The State Street Investor Confidence Index, is a little known sentiment indicator which I mentioned briefly two years ago(see link).
State Street calculates this every month and even though by now you’ve probably become numb to the idea of yet another sentiment gauge hitting an all time extreme, the most recent data for December 2008 was the lowest since this measure was started - coming in at just 48.
From the name it may seem that this is some sort of sentiment survey but it is not. Actually it is derived from a proprietary quantitative model:
The State Street investor Confidence Index measures confidence directly and quantitatively by assessing the changes in investor holdings of equities, implementing a model developed by State Street Global Markets’ research partnership, State Street Associates. The more of their portfolio that institutional investors are willing to devote to equities, the greater their risk appetite or confidence.
So it seems that State Street, acting as the custodian and back office for money managers, dip their quantitative thimble into the massive flow of funds that passes through their firm to measure the sentiment prevailing among money managers.
It isn’t surprising considering everything else we know, that managers are reigning in their risk appetite to a larger extent than they have for the past 10 years.
The good news is that from a contrarian measure, such a low sentiment reading is either the darkest before the dawn or very close to it. The bad news is that a bull market needs fresh capital to start and to continue but so far, money managers are still reducing exposure to equities.

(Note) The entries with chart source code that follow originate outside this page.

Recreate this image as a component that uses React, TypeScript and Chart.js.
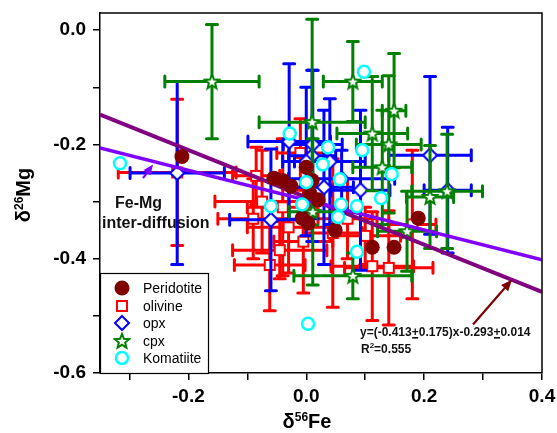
import React, { useEffect, useRef } from 'react';
import { Chart, registerables } from 'chart.js';

Chart.register(...registerables);

// ---- axes ----
const xMin = -0.35;
const xMax = 0.4;
const yMin = -0.6;
const yMax = 0.03;
const xTickValues = [-0.3, -0.2, -0.1, 0.0, 0.1, 0.2, 0.3, 0.4];
const xTickLabels = ['', '-0.2', '', '0.0', '', '0.2', '', '0.4'];
const yTickValues = [-0.6, -0.5, -0.4, -0.3, -0.2, -0.1, 0.0];
const yTickLabels = ['-0.6', '', '-0.4', '', '-0.2', '', '0.0'];

// ---- Peridotite (no error bars) ----
const peridotiteX = [-0.211, -0.055, -0.040, -0.026, 0.0, 0.010, 0.006, 0.020, -0.007, 0.003, 0.049, 0.190, 0.112, 0.149];
const peridotiteY = [-0.221, -0.259, -0.263, -0.273, -0.240, -0.263, -0.285, -0.297, -0.329, -0.338, -0.350, -0.329, -0.380, -0.380];

// ---- olivine ----
const olivineX = [-0.219, -0.062, 0.112, 0.140, -0.075, -0.090, -0.040, -0.030, -0.005, -0.045, 0.045, 0.180, -0.010, 0.070, -0.085, 0.100];
const olivineY = [-0.249, -0.411, -0.413, -0.416, -0.300, -0.330, -0.310, -0.345, -0.370, -0.385, -0.355, -0.340, -0.215, -0.330, -0.255, -0.360];
const olivineXErr = [0.100, 0.060, 0.070, 0.075, 0.080, 0.060, 0.060, 0.070, 0.050, 0.080, 0.050, 0.040, 0.040, 0.050, 0.040, 0.060];
const olivineYErr = [0.128, 0.080, 0.095, 0.100, 0.090, 0.070, 0.120, 0.080, 0.090, 0.050, 0.130, 0.130, 0.060, 0.070, 0.050, 0.050];

// ---- opx ----
const opxX = [-0.219, -0.060, -0.029, 0.210, 0.240, 0.011, 0.010, 0.040, 0.030, 0.092, 0.000, 0.060];
const opxY = [-0.250, -0.332, -0.195, -0.219, -0.280, -0.200, -0.220, -0.230, -0.275, -0.280, -0.230, -0.260];
const opxXErr = [0.080, 0.070, 0.070, 0.070, 0.040, 0.050, 0.040, 0.060, 0.050, 0.050, 0.040, 0.090];
const opxYErr = [0.160, 0.124, 0.136, 0.138, 0.110, 0.130, 0.150, 0.110, 0.135, 0.140, 0.130, 0.050];

// ---- cpx ----
const cpxX = [-0.160, 0.010, 0.079, 0.149, 0.112, 0.140, 0.129, 0.210, 0.239, 0.171, 0.079, 0.011];
const cpxY = [-0.090, -0.161, -0.090, -0.141, -0.181, -0.200, -0.240, -0.292, -0.282, -0.352, -0.430, -0.318];
const cpxXErr = [0.080, 0.090, 0.050, 0.020, 0.060, 0.055, 0.050, 0.040, 0.060, 0.050, 0.100, 0.040];
const cpxYErr = [0.100, 0.180, 0.070, 0.100, 0.100, 0.120, 0.100, 0.090, 0.100, 0.070, 0.040, 0.128];

// ---- Komatiite (no error bars) ----
const komatiiteX = [-0.316, -0.028, 0.098, 0.037, 0.095, 0.028, 0.057, 0.145, 0.000, 0.127, 0.059, 0.086, 0.054, -0.060, -0.007, 0.086, 0.003];
const komatiiteY = [-0.233, -0.181, -0.073, -0.205, -0.210, -0.235, -0.261, -0.252, -0.266, -0.294, -0.305, -0.308, -0.327, -0.308, -0.305, -0.388, -0.514];

// ---- lines ----
const fitLineX = [-0.35, 0.4];
const fitLineY = [-0.148, -0.458];
const diffusionLineX = [-0.35, 0.4];
const diffusionLineY = [-0.206, -0.402];

// ---- annotations (data coords) ----
const eqArrow = [0.283, -0.515, 0.349, -0.437];
const diffArrow = [-0.277, -0.259, -0.260, -0.235];

const FONT = '"Liberation Sans", Arial, Helvetica, sans-serif';
const RED = '#ff0000';
const BLUE = '#0000ff';
const GREEN = '#008000';
const CYAN = '#00ffff';
const MAROON = '#800000';

const pts = (xs: number[], ys: number[]) => xs.map((x, i) => ({ x, y: ys[i] }));

function makeSquare() {
  const c = document.createElement('canvas');
  c.width = 14; c.height = 14;
  const g = c.getContext('2d')!;
  g.fillStyle = '#fff'; g.strokeStyle = RED; g.lineWidth = 2;
  g.fillRect(2, 2, 10, 10); g.strokeRect(2, 2, 10, 10);
  return c;
}
function makeDiamond() {
  const c = document.createElement('canvas');
  c.width = 18; c.height = 18;
  const g = c.getContext('2d')!;
  g.fillStyle = '#fff'; g.strokeStyle = BLUE; g.lineWidth = 2;
  g.beginPath(); g.moveTo(9, 2); g.lineTo(16, 9); g.lineTo(9, 16); g.lineTo(2, 9); g.closePath();
  g.fill(); g.stroke();
  return c;
}
function makeStar() {
  const c = document.createElement('canvas');
  c.width = 18; c.height = 18;
  const g = c.getContext('2d')!;
  g.fillStyle = '#fff'; g.strokeStyle = GREEN; g.lineWidth = 2;
  g.lineJoin = 'miter';
  g.beginPath();
  for (let i = 0; i < 10; i++) {
    const r = i % 2 === 0 ? 7.5 : 3.3;
    const a = -Math.PI / 2 + (i * Math.PI) / 5;
    const px = 9 + r * Math.cos(a), py = 9.5 + r * Math.sin(a);
    if (i === 0) g.moveTo(px, py); else g.lineTo(px, py);
  }
  g.closePath(); g.fill(); g.stroke();
  return c;
}

export default function App() {
  const ref = useRef<HTMLCanvasElement | null>(null);

  useEffect(() => {
    const canvas = ref.current!;
    const squareImg = makeSquare();
    const diamondImg = makeDiamond();
    const starImg = makeStar();

    const errorBars = {
      id: 'errorBars',
      beforeDatasetDraw(chart: any, args: any) {
        const ds: any = chart.data.datasets[args.index];
        if (!ds || !ds.xErr) return;
        const ctx = chart.ctx;
        const xs = chart.scales.x, ys = chart.scales.y;
        ctx.save();
        ctx.beginPath();
        ctx.rect(chart.chartArea.left, chart.chartArea.top, chart.chartArea.right - chart.chartArea.left, chart.chartArea.bottom - chart.chartArea.top);
        ctx.clip();
        ctx.lineWidth = 3;
        ctx.lineCap = 'round';
        const cap = 5.5;
        ctx.strokeStyle = ds.barColor;
        ds.data.forEach((p: any, i: number) => {
          const cx = xs.getPixelForValue(p.x), cy = ys.getPixelForValue(p.y);
          const x1 = xs.getPixelForValue(p.x - ds.xErr[i]), x2 = xs.getPixelForValue(p.x + ds.xErr[i]);
          const y1 = ys.getPixelForValue(p.y + ds.yErr[i]), y2 = ys.getPixelForValue(p.y - ds.yErr[i]);
          ctx.beginPath();
          ctx.moveTo(x1, cy); ctx.lineTo(x2, cy);
          ctx.moveTo(x1, cy - cap); ctx.lineTo(x1, cy + cap);
          ctx.moveTo(x2, cy - cap); ctx.lineTo(x2, cy + cap);
          ctx.moveTo(cx, y1); ctx.lineTo(cx, y2);
          ctx.moveTo(cx - cap, y1); ctx.lineTo(cx + cap, y1);
          ctx.moveTo(cx - cap, y2); ctx.lineTo(cx + cap, y2);
          ctx.stroke();
        });
        ctx.restore();
      },
    };

    const arrow = (ctx: any, x1: number, y1: number, x2: number, y2: number, color: string, lw: number, hl: number) => {
      const a = Math.atan2(y2 - y1, x2 - x1);
      ctx.save();
      ctx.strokeStyle = color; ctx.fillStyle = color; ctx.lineWidth = lw;
      ctx.beginPath();
      ctx.moveTo(x1, y1);
      ctx.lineTo(x2 - (hl * 0.8) * Math.cos(a), y2 - (hl * 0.8) * Math.sin(a));
      ctx.stroke();
      ctx.beginPath();
      ctx.moveTo(x2, y2);
      ctx.lineTo(x2 - hl * Math.cos(a - 0.4), y2 - hl * Math.sin(a - 0.4));
      ctx.lineTo(x2 - hl * Math.cos(a + 0.4), y2 - hl * Math.sin(a + 0.4));
      ctx.closePath(); ctx.fill();
      ctx.restore();
    };

    const decorations = {
      id: 'decorations',
      afterDraw(chart: any) {
        const ctx = chart.ctx;
        const { left, right, top, bottom } = chart.chartArea;
        const xs = chart.scales.x, ys = chart.scales.y;
        const px = (v: number) => xs.getPixelForValue(v);
        const py = (v: number) => ys.getPixelForValue(v);
        ctx.save();
        ctx.strokeStyle = '#000'; ctx.lineWidth = 1.5;
        ctx.beginPath();
        ctx.moveTo(left, top); ctx.lineTo(right, top); ctx.lineTo(right, bottom);
        ctx.stroke();

        arrow(ctx, px(diffArrow[0]), py(diffArrow[1]), px(diffArrow[2]), py(diffArrow[3]), '#8000ff', 2.2, 11);
        arrow(ctx, px(eqArrow[0]), py(eqArrow[1]), px(eqArrow[2]), py(eqArrow[3]), MAROON, 2.2, 12);

        ctx.fillStyle = '#111';
        ctx.textBaseline = 'alphabetic';
        ctx.textAlign = 'left';
        ctx.font = `bold 16px ${FONT}`;
        ctx.fillText('Fe-Mg', 115, 208);
        ctx.fillText('inter-diffusion', 102, 228);

        ctx.font = `bold 12px ${FONT}`;
        let x = 360; const yb = 336;
        const segs = ['y=(-0.413', '+', '0.175)x-0.293', '+', '0.014'];
        segs.forEach((s) => {
          const w = ctx.measureText(s).width;
          ctx.fillText(s, x, yb);
          if (s === '+') {
            ctx.fillRect(x + 0.5, yb + 1, w - 1, 1.6);
          }
          x += w;
        });
        x = 361; const yb2 = 353;
        ctx.fillText('R', x, yb2); x += ctx.measureText('R').width;
        ctx.font = `bold 8px ${FONT}`;
        ctx.fillText('2', x, yb2 - 5); x += ctx.measureText('2').width;
        ctx.font = `bold 12px ${FONT}`;
        ctx.fillText('=0.555', x, yb2);

        const drawTitle = (main1: string, sup: string, main2: string) => {
          ctx.font = `bold 20px ${FONT}`;
          const w1 = ctx.measureText(main1).width;
          const w3 = ctx.measureText(main2).width;
          ctx.font = `bold 12px ${FONT}`;
          const w2 = ctx.measureText(sup).width;
          const total = w1 + w2 + w3;
          let cx = -total / 2;
          ctx.font = `bold 20px ${FONT}`;
          ctx.fillText(main1, cx, 0); cx += w1;
          ctx.font = `bold 12px ${FONT}`;
          ctx.fillText(sup, cx, -7); cx += w2;
          ctx.font = `bold 20px ${FONT}`;
          ctx.fillText(main2, cx, 0);
        };
        ctx.fillStyle = '#000';
        ctx.save();
        ctx.translate(307, 428);
        drawTitle('\u03b4', '56', 'Fe');
        ctx.restore();
        ctx.save();
        ctx.translate(30, 195);
        ctx.rotate(-Math.PI / 2);
        drawTitle('\u03b4', '26', 'Mg');
        ctx.restore();

        const lx = 100, ly = 273, lw = 108, lh = 100;
        ctx.fillStyle = '#fff';
        ctx.fillRect(lx, ly, lw, lh);
        ctx.strokeStyle = '#000'; ctx.lineWidth = 1.2;
        ctx.strokeRect(lx + 0.5, ly + 0.5, lw, lh);
        const rows = [288, 306, 323, 341, 358];
        const labels = ['Peridotite', 'olivine', 'opx', 'cpx', 'Komatiite'];
        const mx = 122;
        ctx.fillStyle = MAROON;
        ctx.beginPath(); ctx.arc(mx, rows[0], 7.5, 0, Math.PI * 2); ctx.fill();
        ctx.drawImage(squareImg, mx - 7, rows[1] - 7);
        ctx.drawImage(diamondImg, mx - 9, rows[2] - 9);
        ctx.drawImage(starImg, mx - 9, rows[3] - 9);
        ctx.strokeStyle = CYAN; ctx.lineWidth = 2.5; ctx.fillStyle = '#fff';
        ctx.beginPath(); ctx.arc(mx, rows[4], 6, 0, Math.PI * 2); ctx.fill(); ctx.stroke();
        ctx.fillStyle = '#000';
        ctx.font = `14px ${FONT}`;
        ctx.textBaseline = 'middle';
        labels.forEach((t, i) => ctx.fillText(t, 143, rows[i] + 1));
        ctx.restore();
      },
    };

    const gridCfg = { display: true, drawOnChartArea: false, drawTicks: true, tickLength: 7, color: '#000', lineWidth: 1.5 };
    const borderCfg = { display: true, color: '#000', width: 1.5 };

    const chart = new Chart(canvas, {
      type: 'scatter',
      data: {
        datasets: [
          { label: 'olivine', data: pts(olivineX, olivineY), xErr: olivineXErr, yErr: olivineYErr, barColor: RED, pointStyle: squareImg, order: 10 } as any,
          { label: 'opx', data: pts(opxX, opxY), xErr: opxXErr, yErr: opxYErr, barColor: BLUE, pointStyle: diamondImg, order: 9 } as any,
          { label: 'cpx', data: pts(cpxX, cpxY), xErr: cpxXErr, yErr: cpxYErr, barColor: GREEN, pointStyle: starImg, order: 8 } as any,
          { type: 'line', label: 'fit', data: pts(fitLineX, fitLineY), borderColor: '#800080', borderWidth: 4, pointRadius: 0, fill: false, order: 7 } as any,
          { type: 'line', label: 'diffusion', data: pts(diffusionLineX, diffusionLineY), borderColor: '#8000ff', borderWidth: 3.5, pointRadius: 0, fill: false, order: 6 } as any,
          { label: 'Peridotite', data: pts(peridotiteX, peridotiteY), pointStyle: 'circle', pointRadius: 7.5, backgroundColor: MAROON, borderColor: MAROON, borderWidth: 0, order: 5 } as any,
          { label: 'Komatiite', data: pts(komatiiteX, komatiiteY), pointStyle: 'circle', pointRadius: 6, backgroundColor: '#fff', borderColor: CYAN, borderWidth: 2.5, order: 4 } as any,
        ],
      },
      options: {
        animation: false,
        responsive: true,
        maintainAspectRatio: false,
        layout: { padding: { top: 13, right: 15, left: 0, bottom: 0 } },
        plugins: { legend: { display: false }, tooltip: { enabled: false } },
        scales: {
          x: {
            type: 'linear', min: xMin, max: xMax,
            afterBuildTicks: (s: any) => { s.ticks = xTickValues.map((v) => ({ value: v })); },
            afterFit: (s: any) => { s.height = 60; s.paddingLeft = 0; s.paddingRight = 0; s.paddingTop = 0; s.paddingBottom = 0; },
            ticks: {
              callback: (_v: any, i: number) => xTickLabels[i],
              font: { family: FONT, size: 19, weight: 'bold' }, color: '#000', padding: 5, maxRotation: 0, autoSkip: false,
            },
            grid: gridCfg, border: borderCfg,
          },
          y: {
            type: 'linear', min: yMin, max: yMax,
            afterBuildTicks: (s: any) => { s.ticks = yTickValues.map((v) => ({ value: v })); },
            afterFit: (s: any) => { s.width = 100; s.paddingLeft = 0; s.paddingRight = 0; s.paddingTop = 0; s.paddingBottom = 0; },
            ticks: {
              callback: (_v: any, i: number) => yTickLabels[i],
              font: { family: FONT, size: 19, weight: 'bold' }, color: '#000', padding: 7, autoSkip: false,
            },
            grid: gridCfg, border: borderCfg,
          },
        },
      } as any,
      plugins: [errorBars, decorations],
    });
    return () => chart.destroy();
  }, []);

  return (
    <div style={{ position: 'fixed', left: 0, top: 0, width: 557, height: 433, background: '#fff' }}>
      <canvas ref={ref} />
    </div>
  );
}
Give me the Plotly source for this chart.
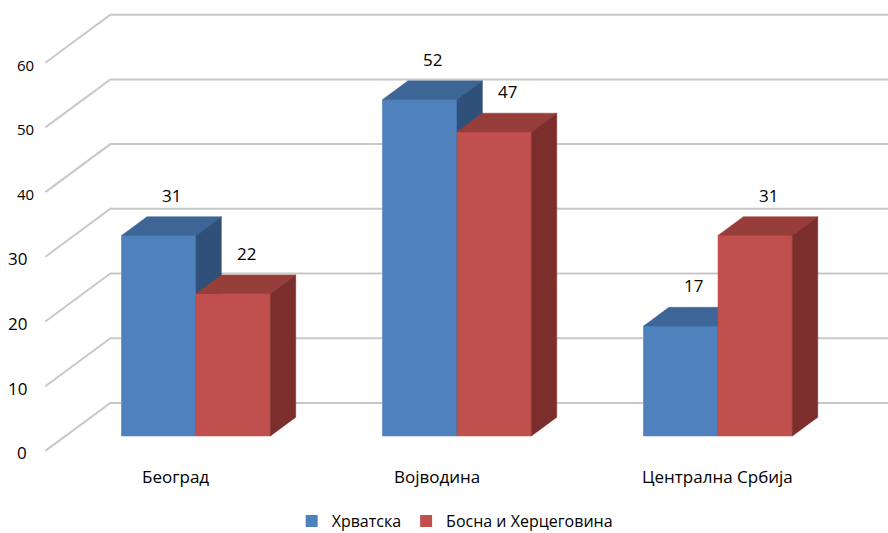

State Street also releases the same sentiment data regional data. The 48 number is an aggregate global figure. For North America it is even lower, 30.1 - for Asia it is the highest at 86.1 (and Europe comes in somewhere in the middle at 67.4).
Ten years is not enough to provide us with enough data points to evaluate the efficacy of the State Street Investor Confidence Index. But it does to show some promise. Definitely more than the useless Citigroup Panic Euphoria Model.